### What is being asked
Take the listing from its first line through the line that contains "(bk) at (50,193)" and please retype those lines exactly, leaving out the pictures.

(Source code of charts)

++++++++++++++++++++

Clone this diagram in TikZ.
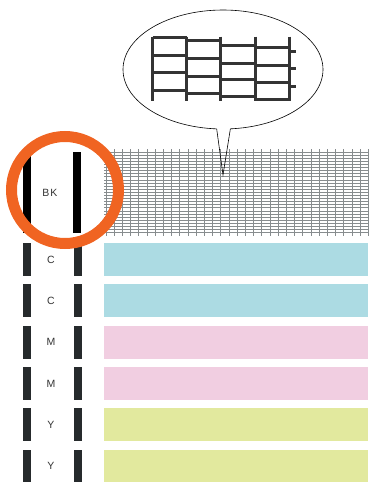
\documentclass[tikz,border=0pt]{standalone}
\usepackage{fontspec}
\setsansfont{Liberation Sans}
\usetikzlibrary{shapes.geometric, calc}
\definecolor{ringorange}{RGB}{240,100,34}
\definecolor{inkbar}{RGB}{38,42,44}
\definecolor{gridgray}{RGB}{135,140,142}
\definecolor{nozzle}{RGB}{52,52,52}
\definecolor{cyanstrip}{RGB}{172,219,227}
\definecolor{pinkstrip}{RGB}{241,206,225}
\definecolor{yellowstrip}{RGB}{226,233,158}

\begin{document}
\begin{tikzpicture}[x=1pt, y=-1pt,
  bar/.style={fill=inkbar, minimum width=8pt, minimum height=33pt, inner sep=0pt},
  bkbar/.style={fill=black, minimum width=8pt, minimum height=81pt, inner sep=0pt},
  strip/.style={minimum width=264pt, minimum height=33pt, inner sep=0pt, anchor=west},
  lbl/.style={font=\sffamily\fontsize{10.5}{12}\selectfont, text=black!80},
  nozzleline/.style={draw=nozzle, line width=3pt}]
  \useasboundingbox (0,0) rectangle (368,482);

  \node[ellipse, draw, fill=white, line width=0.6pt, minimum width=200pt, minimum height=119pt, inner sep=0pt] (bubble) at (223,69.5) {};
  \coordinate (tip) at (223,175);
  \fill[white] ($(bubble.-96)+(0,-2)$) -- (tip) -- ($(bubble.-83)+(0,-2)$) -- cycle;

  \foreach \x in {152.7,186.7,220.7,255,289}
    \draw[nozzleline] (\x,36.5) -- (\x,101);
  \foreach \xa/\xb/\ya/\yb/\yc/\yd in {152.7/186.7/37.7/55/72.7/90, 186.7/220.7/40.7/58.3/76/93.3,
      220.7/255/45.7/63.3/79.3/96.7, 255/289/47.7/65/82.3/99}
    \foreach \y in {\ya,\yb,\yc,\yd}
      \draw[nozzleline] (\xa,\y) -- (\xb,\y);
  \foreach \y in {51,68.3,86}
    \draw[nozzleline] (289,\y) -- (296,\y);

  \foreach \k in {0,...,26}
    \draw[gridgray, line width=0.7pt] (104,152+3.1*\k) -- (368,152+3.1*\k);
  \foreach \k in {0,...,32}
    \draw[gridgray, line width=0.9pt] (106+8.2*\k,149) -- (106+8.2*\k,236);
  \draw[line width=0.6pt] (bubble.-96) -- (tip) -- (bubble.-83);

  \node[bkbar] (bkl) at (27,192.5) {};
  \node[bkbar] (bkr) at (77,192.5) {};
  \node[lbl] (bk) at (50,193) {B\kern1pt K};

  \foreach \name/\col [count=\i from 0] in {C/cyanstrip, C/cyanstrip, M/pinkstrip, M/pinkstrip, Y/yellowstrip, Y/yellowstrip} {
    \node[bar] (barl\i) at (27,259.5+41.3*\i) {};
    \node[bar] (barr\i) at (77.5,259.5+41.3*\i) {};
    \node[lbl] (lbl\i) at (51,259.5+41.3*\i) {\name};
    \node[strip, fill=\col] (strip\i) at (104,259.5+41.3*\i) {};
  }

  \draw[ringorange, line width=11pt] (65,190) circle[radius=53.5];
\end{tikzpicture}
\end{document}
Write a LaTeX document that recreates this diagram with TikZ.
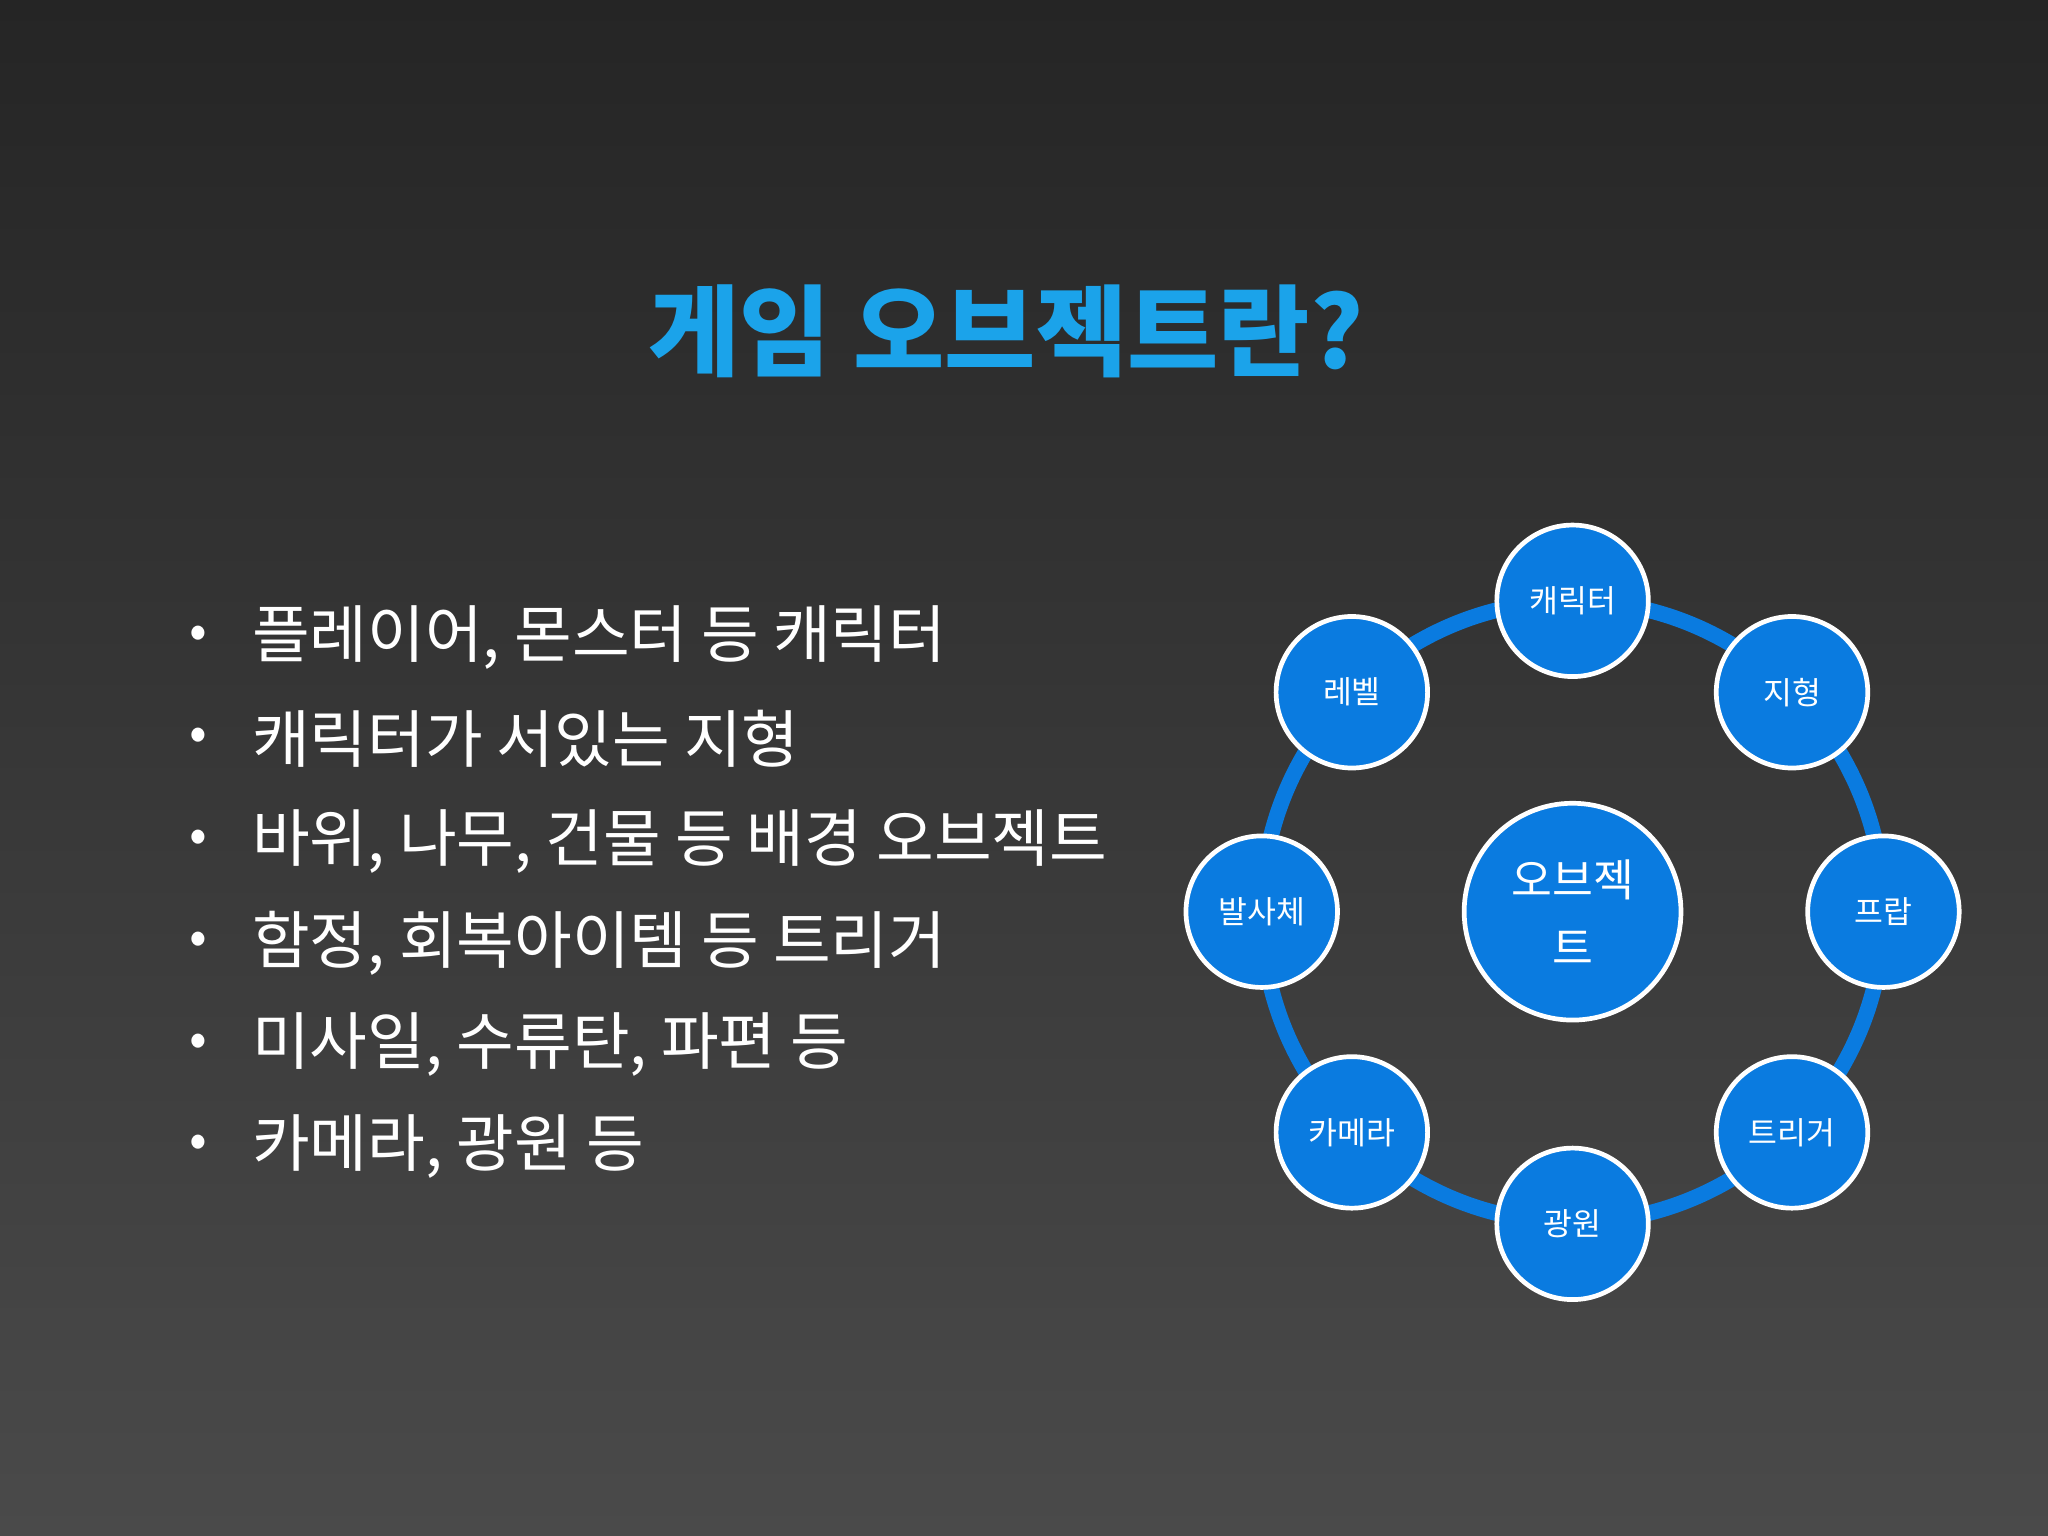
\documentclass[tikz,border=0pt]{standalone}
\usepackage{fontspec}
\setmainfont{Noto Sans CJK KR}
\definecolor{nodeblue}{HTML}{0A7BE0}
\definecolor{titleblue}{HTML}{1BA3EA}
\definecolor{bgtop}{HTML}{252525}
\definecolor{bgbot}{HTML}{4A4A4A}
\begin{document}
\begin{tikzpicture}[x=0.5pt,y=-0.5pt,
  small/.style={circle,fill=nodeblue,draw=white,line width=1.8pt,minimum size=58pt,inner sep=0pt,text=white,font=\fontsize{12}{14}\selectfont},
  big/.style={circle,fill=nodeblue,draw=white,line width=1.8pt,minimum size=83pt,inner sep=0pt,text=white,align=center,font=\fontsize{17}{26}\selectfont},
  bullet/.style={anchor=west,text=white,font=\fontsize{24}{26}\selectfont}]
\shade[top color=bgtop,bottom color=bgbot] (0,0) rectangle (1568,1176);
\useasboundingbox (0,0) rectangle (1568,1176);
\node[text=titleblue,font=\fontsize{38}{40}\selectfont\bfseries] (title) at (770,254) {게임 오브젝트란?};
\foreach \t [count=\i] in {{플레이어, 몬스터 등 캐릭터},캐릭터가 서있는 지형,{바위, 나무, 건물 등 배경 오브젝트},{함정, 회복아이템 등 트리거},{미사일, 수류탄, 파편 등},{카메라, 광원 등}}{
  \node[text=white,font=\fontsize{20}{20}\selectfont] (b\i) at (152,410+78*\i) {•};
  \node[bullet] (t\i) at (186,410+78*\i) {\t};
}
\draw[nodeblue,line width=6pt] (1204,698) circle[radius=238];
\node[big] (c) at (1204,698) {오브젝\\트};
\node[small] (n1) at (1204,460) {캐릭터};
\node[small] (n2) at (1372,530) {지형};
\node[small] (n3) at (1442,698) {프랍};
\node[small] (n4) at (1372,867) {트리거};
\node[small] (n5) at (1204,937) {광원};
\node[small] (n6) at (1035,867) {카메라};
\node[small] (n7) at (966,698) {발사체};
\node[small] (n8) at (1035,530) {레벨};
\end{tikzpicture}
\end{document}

++++++++++++++++++++

### Task response
Clone this diagram in TikZ.
\documentclass[tikz,border=0pt]{standalone}
\usepackage{fontspec}
\setsansfont{Liberation Sans}
\usetikzlibrary{shapes.geometric, calc}
\definecolor{ringorange}{RGB}{240,100,34}
\definecolor{inkbar}{RGB}{38,42,44}
\definecolor{gridgray}{RGB}{135,140,142}
\definecolor{nozzle}{RGB}{52,52,52}
\definecolor{cyanstrip}{RGB}{172,219,227}
\definecolor{pinkstrip}{RGB}{241,206,225}
\definecolor{yellowstrip}{RGB}{226,233,158}

\begin{document}
\begin{tikzpicture}[x=1pt, y=-1pt,
  bar/.style={fill=inkbar, minimum width=8pt, minimum height=33pt, inner sep=0pt},
  bkbar/.style={fill=black, minimum width=8pt, minimum height=81pt, inner sep=0pt},
  strip/.style={minimum width=264pt, minimum height=33pt, inner sep=0pt, anchor=west},
  lbl/.style={font=\sffamily\fontsize{10.5}{12}\selectfont, text=black!80},
  nozzleline/.style={draw=nozzle, line width=3pt}]
  \useasboundingbox (0,0) rectangle (368,482);

  \node[ellipse, draw, fill=white, line width=0.6pt, minimum width=200pt, minimum height=119pt, inner sep=0pt] (bubble) at (223,69.5) {};
  \coordinate (tip) at (223,175);
  \fill[white] ($(bubble.-96)+(0,-2)$) -- (tip) -- ($(bubble.-83)+(0,-2)$) -- cycle;

  \foreach \x in {152.7,186.7,220.7,255,289}
    \draw[nozzleline] (\x,36.5) -- (\x,101);
  \foreach \xa/\xb/\ya/\yb/\yc/\yd in {152.7/186.7/37.7/55/72.7/90, 186.7/220.7/40.7/58.3/76/93.3,
      220.7/255/45.7/63.3/79.3/96.7, 255/289/47.7/65/82.3/99}
    \foreach \y in {\ya,\yb,\yc,\yd}
      \draw[nozzleline] (\xa,\y) -- (\xb,\y);
  \foreach \y in {51,68.3,86}
    \draw[nozzleline] (289,\y) -- (296,\y);

  \foreach \k in {0,...,26}
    \draw[gridgray, line width=0.7pt] (104,152+3.1*\k) -- (368,152+3.1*\k);
  \foreach \k in {0,...,32}
    \draw[gridgray, line width=0.9pt] (106+8.2*\k,149) -- (106+8.2*\k,236);
  \draw[line width=0.6pt] (bubble.-96) -- (tip) -- (bubble.-83);

  \node[bkbar] (bkl) at (27,192.5) {};
  \node[bkbar] (bkr) at (77,192.5) {};
  \node[lbl] (bk) at (50,193) {B\kern1pt K};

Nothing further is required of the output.